Real estate prices stayed on par with Tampa in 2022 in Bakersfield, so there’s one good sign, at least.
6. Sacramento, California
Sacramento is close enough to the San Francisco Bay Area to have its housing market seriously impacted by the regional migration in the area. Real estate prices soared by a whopping 40% from May 2020 to May 2022 there, up to $610,000 per home on average.
They then fell faster than any other city on this list, which is bad news for folks who recently purchased property there, even after shopping for the best mortgage lender.
5. Las Vegas, Nevada
Housing costs in Las Vegas increased by 26.8% from May 2020 to May 2022, the third-highest increase of all cities in the U.S. Those prices then turned around and cooled dramatically in the first half of 2022.
Couple those numbers with the astounding migration levels in Sin City (on par with Phoenix) and you can see real reason for concern.
4. North Port, Florida
If you don’t live in the Sunshine State, you might never have heard of North Port before, but plenty of pandemic buyers swept in to raise home prices by 23.3% in 2021. Prices then chilled out in 2022 in this Gulf Coast city with higher-than-average migration.
What really sticks out about North Port is the fact that a fifth of all homes there are vacation homes, the second-highest number on this list.
3. Cape Coral, Florida
Right around the corner to the south of North Port is Cape Coral. The stats for this city are very similar to its neighbor, although it does have the highest number of second homes on this list: 23.4%, a truly staggering amount.

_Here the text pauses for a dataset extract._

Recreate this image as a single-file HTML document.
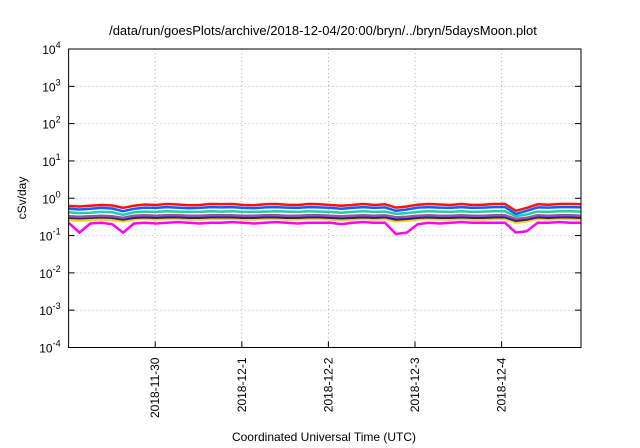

The cost of residences also dropped faster and harder in early 2022 than it did in North Port.
2. Boise, Idaho
Boise occupies the No. 2 position, as property prices increased there by 30.9% in 2021, by far the highest number on this list. Overwhelmingly, this was due to cash buyers from California pouring in to gobble up houses they could now work from.
That rush was short-lived though, and prices plummeted on par with Stockton during the first half of 2022.
1. Riverside, California
The No. 1 most vulnerable housing market in America if a recession hits is Riverside, California, a Southern California city east of Los Angeles in the Inland Empire.
The primary reason for this is staggering migration levels — the highest on this list by far — as people flocked to the area during the pandemic.
People relocating from Los Angeles and San Francisco were the primary drivers of home price increases, which could be poised to drop dramatically in the future.
There are a variety of housing markets at risk if there is a recession, many of them in Florida or impacted by folks leaving California for cheaper pastures. That movement caused prices to soar, then in some cases plummet.
While common first-time homebuyer questions include when to buy a home, conventional wisdom went out the window during the height of the COVID-19 pandemic. That shows that you sometimes can’t predict what can impact real estate.